_GIVEN PROBLEM_
Quote all lines below exactly. Images stay out.

== == ==

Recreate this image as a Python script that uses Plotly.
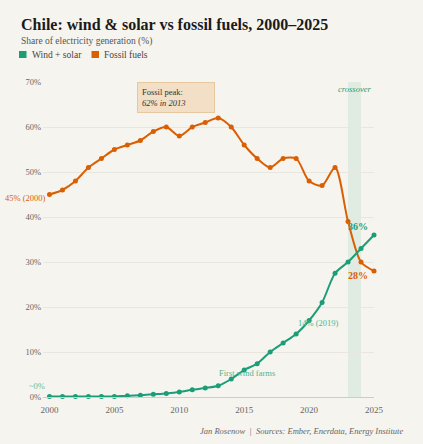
import plotly.graph_objects as go

years = list(range(2000, 2026))
fossil = [45, 46, 48, 51, 53, 55, 56, 57, 59, 60, 58, 60, 61, 62,
          60, 56, 53, 51, 53, 53, 48, 47, 51, 39, 30, 28]
wind_solar = [0.1, 0.1, 0.1, 0.1, 0.1, 0.1, 0.3, 0.4, 0.6, 0.8, 1.1, 1.6, 2.0, 2.5,
              4, 6, 7.4, 10, 12, 14, 17, 21, 27.5, 30, 33, 36]
y_ticks = [0, 10, 20, 30, 40, 50, 60, 70]
x_ticks = [2000, 2005, 2010, 2015, 2020, 2025]

GREEN = "#1b9e77"
ORANGE = "#d95f02"
BG = "#f6f4ef"
SERIF = "Liberation Serif, Georgia, serif"

fig = go.Figure()

# crossover band
fig.add_shape(type="rect", x0=2023, x1=2024, y0=0, y1=70, xref="x", yref="y",
              fillcolor="rgba(27,158,119,0.10)", line_width=0, layer="below")

fig.add_trace(go.Scatter(x=years, y=fossil, mode="lines+markers", name="Fossil fuels",
                         line=dict(color=ORANGE, width=2, shape="spline", smoothing=0.8),
                         marker=dict(size=5, color=ORANGE), showlegend=False, cliponaxis=False))
fig.add_trace(go.Scatter(x=years, y=wind_solar, mode="lines+markers", name="Wind + solar",
                         line=dict(color=GREEN, width=2, shape="spline", smoothing=0.8),
                         marker=dict(size=5, color=GREEN), showlegend=False, cliponaxis=False))

# plot area in pixels: left 43, right 374, top 82, bottom 397
W, H = 423, 444
L, R, T, B = 43, 49, 82, 47
pw = W - L - R
ph = H - T - B

def px(x):
    return (x - L) / pw

def py(y):
    return (H - B - y) / ph

annotations = []

# title, subtitle
annotations.append(dict(text="<b>Chile: wind &amp; solar vs fossil fuels, 2000–2025</b>",
                        x=px(19), y=py(25), xref="paper", yref="paper", xanchor="left",
                        yanchor="middle", showarrow=False,
                        font=dict(family=SERIF, size=16, color="#1a1a1a")))
annotations.append(dict(text="Share of electricity generation (%)",
                        x=px(19), y=py(41), xref="paper", yref="paper", xanchor="left",
                        yanchor="middle", showarrow=False,
                        font=dict(family=SERIF, size=9.5, color="#555")))

# legend
fig.add_shape(type="rect", xref="paper", yref="paper", x0=px(19), x1=px(26.5),
              y0=py(58), y1=py(51), fillcolor=GREEN, line_width=0)
fig.add_shape(type="rect", xref="paper", yref="paper", x0=px(91.5), x1=px(99),
              y0=py(58), y1=py(51), fillcolor=ORANGE, line_width=0)
annotations.append(dict(text="Wind + solar", x=px(30), y=py(54.5), xref="paper", yref="paper",
                        xanchor="left", yanchor="middle", showarrow=False,
                        font=dict(family=SERIF, size=9.5, color="#444")))
annotations.append(dict(text="Fossil fuels", x=px(102), y=py(54.5), xref="paper", yref="paper",
                        xanchor="left", yanchor="middle", showarrow=False,
                        font=dict(family=SERIF, size=9.5, color="#444")))

# peak box
annotations.append(dict(text="Fossil peak:<br><i>62% in 2013</i>", x=2006.75, y=70,
                        xref="x", yref="y", xanchor="left", yanchor="top", showarrow=False,
                        align="left", valign="middle", width=68, height=21, borderpad=4,
                        bgcolor="#f2dfc5", bordercolor="#e6c79e", borderwidth=1,
                        font=dict(family=SERIF, size=8.5, color="#333")))

annotations.append(dict(text="<i>crossover</i>", x=2023.5, y=68.4, xref="x", yref="y",
                        showarrow=False, font=dict(family=SERIF, size=8.5, color=GREEN)))
annotations.append(dict(text="45% (2000)", x=2000, y=fossil[0] - 0.8, xref="x", yref="y",
                        xanchor="right", xshift=-1, showarrow=False,
                        font=dict(family=SERIF, size=8.5, color=ORANGE)))
annotations.append(dict(text="~0%", x=2000, y=2.4, xref="x", yref="y",
                        xanchor="right", xshift=-2, showarrow=False,
                        font=dict(family=SERIF, size=8.5, color="#5fbf9c")))
annotations.append(dict(text="First wind farms", x=2015.2, y=5.4, xref="x", yref="y",
                        showarrow=False, font=dict(family=SERIF, size=8.5, color="#4fb58f")))
annotations.append(dict(text="14% (2019)", x=2019, y=16.4, xref="x", yref="y",
                        xanchor="left", showarrow=False,
                        font=dict(family=SERIF, size=8.5, color="#4fb58f")))
annotations.append(dict(text="<b>36%</b>", x=2023.8, y=38, xref="x", yref="y",
                        showarrow=False, font=dict(family=SERIF, size=10, color=GREEN)))
annotations.append(dict(text="<b>28%</b>", x=2023.8, y=27.1, xref="x", yref="y",
                        showarrow=False, font=dict(family=SERIF, size=10, color=ORANGE)))

# footer
annotations.append(dict(text="<i>Jan Rosenow  |  Sources: Ember, Enerdata, Energy Institute</i>",
                        x=px(405), y=py(430.7), xref="paper", yref="paper", xanchor="right",
                        yanchor="middle", showarrow=False,
                        font=dict(family=SERIF, size=8.5, color="#666")))

fig.update_layout(
    width=W, height=H,
    margin=dict(l=L, r=R, t=T, b=B),
    paper_bgcolor=BG, plot_bgcolor=BG,
    showlegend=False,
    annotations=annotations,
    xaxis=dict(range=[1999.5, 2025], tickvals=x_ticks, showgrid=False, zeroline=False,
               showline=True, linecolor="#cccccc", linewidth=1, ticks="",
               tickfont=dict(family=SERIF, size=9, color="#666"), ticklabelstandoff=4),
    yaxis=dict(range=[0, 70], tickvals=y_ticks, ticktext=[f"{v}%" for v in y_ticks],
               showgrid=True, gridcolor="#e9e6df", gridwidth=1, zeroline=False,
               showline=False, ticks="", ticklabelstandoff=1,
               tickfont=dict(family=SERIF, size=8.5, color="#666")),
)

# page margin off so the figure sits at the window's corner
fig.write_html("out.html", config={"displayModeBar": False},
               post_script="document.body.style.margin='0';")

== == ==

_ANSWER TO THIS PROBLEM_
Recreate this image as a Python script that uses Plotly.
import plotly.graph_objects as go

years = list(range(2000, 2026))
fossil = [45, 46, 48, 51, 53, 55, 56, 57, 59, 60, 58, 60, 61, 62,
          60, 56, 53, 51, 53, 53, 48, 47, 51, 39, 30, 28]
wind_solar = [0.1, 0.1, 0.1, 0.1, 0.1, 0.1, 0.3, 0.4, 0.6, 0.8, 1.1, 1.6, 2.0, 2.5,
              4, 6, 7.4, 10, 12, 14, 17, 21, 27.5, 30, 33, 36]
y_ticks = [0, 10, 20, 30, 40, 50, 60, 70]
x_ticks = [2000, 2005, 2010, 2015, 2020, 2025]

GREEN = "#1b9e77"
ORANGE = "#d95f02"
BG = "#f6f4ef"
SERIF = "Liberation Serif, Georgia, serif"

fig = go.Figure()

# crossover band
fig.add_shape(type="rect", x0=2023, x1=2024, y0=0, y1=70, xref="x", yref="y",
              fillcolor="rgba(27,158,119,0.10)", line_width=0, layer="below")

fig.add_trace(go.Scatter(x=years, y=fossil, mode="lines+markers", name="Fossil fuels",
                         line=dict(color=ORANGE, width=2, shape="spline", smoothing=0.8),
                         marker=dict(size=5, color=ORANGE), showlegend=False, cliponaxis=False))
fig.add_trace(go.Scatter(x=years, y=wind_solar, mode="lines+markers", name="Wind + solar",
                         line=dict(color=GREEN, width=2, shape="spline", smoothing=0.8),
                         marker=dict(size=5, color=GREEN), showlegend=False, cliponaxis=False))

# plot area in pixels: left 43, right 374, top 82, bottom 397
W, H = 423, 444
L, R, T, B = 43, 49, 82, 47
pw = W - L - R
ph = H - T - B

def px(x):
    return (x - L) / pw

def py(y):
    return (H - B - y) / ph

annotations = []

# title, subtitle
annotations.append(dict(text="<b>Chile: wind &amp; solar vs fossil fuels, 2000–2025</b>",
                        x=px(19), y=py(25), xref="paper", yref="paper", xanchor="left",
                        yanchor="middle", showarrow=False,
                        font=dict(family=SERIF, size=16, color="#1a1a1a")))
annotations.append(dict(text="Share of electricity generation (%)",
                        x=px(19), y=py(41), xref="paper", yref="paper", xanchor="left",
                        yanchor="middle", showarrow=False,
                        font=dict(family=SERIF, size=9.5, color="#555")))

# legend
fig.add_shape(type="rect", xref="paper", yref="paper", x0=px(19), x1=px(26.5),
              y0=py(58), y1=py(51), fillcolor=GREEN, line_width=0)
fig.add_shape(type="rect", xref="paper", yref="paper", x0=px(91.5), x1=px(99),
              y0=py(58), y1=py(51), fillcolor=ORANGE, line_width=0)
annotations.append(dict(text="Wind + solar", x=px(30), y=py(54.5), xref="paper", yref="paper",
                        xanchor="left", yanchor="middle", showarrow=False,
                        font=dict(family=SERIF, size=9.5, color="#444")))
annotations.append(dict(text="Fossil fuels", x=px(102), y=py(54.5), xref="paper", yref="paper",
                        xanchor="left", yanchor="middle", showarrow=False,
                        font=dict(family=SERIF, size=9.5, color="#444")))

# peak box
annotations.append(dict(text="Fossil peak:<br><i>62% in 2013</i>", x=2006.75, y=70,
                        xref="x", yref="y", xanchor="left", yanchor="top", showarrow=False,
                        align="left", valign="middle", width=68, height=21, borderpad=4,
                        bgcolor="#f2dfc5", bordercolor="#e6c79e", borderwidth=1,
                        font=dict(family=SERIF, size=8.5, color="#333")))

annotations.append(dict(text="<i>crossover</i>", x=2023.5, y=68.4, xref="x", yref="y",
                        showarrow=False, font=dict(family=SERIF, size=8.5, color=GREEN)))
annotations.append(dict(text="45% (2000)", x=2000, y=fossil[0] - 0.8, xref="x", yref="y",
                        xanchor="right", xshift=-1, showarrow=False,
                        font=dict(family=SERIF, size=8.5, color=ORANGE)))
annotations.append(dict(text="~0%", x=2000, y=2.4, xref="x", yref="y",
                        xanchor="right", xshift=-2, showarrow=False,
                        font=dict(family=SERIF, size=8.5, color="#5fbf9c")))
annotations.append(dict(text="First wind farms", x=2015.2, y=5.4, xref="x", yref="y",
                        showarrow=False, font=dict(family=SERIF, size=8.5, color="#4fb58f")))
annotations.append(dict(text="14% (2019)", x=2019, y=16.4, xref="x", yref="y",
                        xanchor="left", showarrow=False,
                        font=dict(family=SERIF, size=8.5, color="#4fb58f")))
annotations.append(dict(text="<b>36%</b>", x=2023.8, y=38, xref="x", yref="y",
                        showarrow=False, font=dict(family=SERIF, size=10, color=GREEN)))
annotations.append(dict(text="<b>28%</b>", x=2023.8, y=27.1, xref="x", yref="y",
                        showarrow=False, font=dict(family=SERIF, size=10, color=ORANGE)))

# footer
annotations.append(dict(text="<i>Jan Rosenow  |  Sources: Ember, Enerdata, Energy Institute</i>",
                        x=px(405), y=py(430.7), xref="paper", yref="paper", xanchor="right",
                        yanchor="middle", showarrow=False,
                        font=dict(family=SERIF, size=8.5, color="#666")))

fig.update_layout(
    width=W, height=H,
    margin=dict(l=L, r=R, t=T, b=B),
    paper_bgcolor=BG, plot_bgcolor=BG,
    showlegend=False,
    annotations=annotations,
    xaxis=dict(range=[1999.5, 2025], tickvals=x_ticks, showgrid=False, zeroline=False,
               showline=True, linecolor="#cccccc", linewidth=1, ticks="",
               tickfont=dict(family=SERIF, size=9, color="#666"), ticklabelstandoff=4),
    yaxis=dict(range=[0, 70], tickvals=y_ticks, ticktext=[f"{v}%" for v in y_ticks],
               showgrid=True, gridcolor="#e9e6df", gridwidth=1, zeroline=False,
               showline=False, ticks="", ticklabelstandoff=1,
               tickfont=dict(family=SERIF, size=8.5, color="#666")),
)

# page margin off so the figure sits at the window's corner
fig.write_html("out.html", config={"displayModeBar": False},
               post_script="document.body.style.margin='0';")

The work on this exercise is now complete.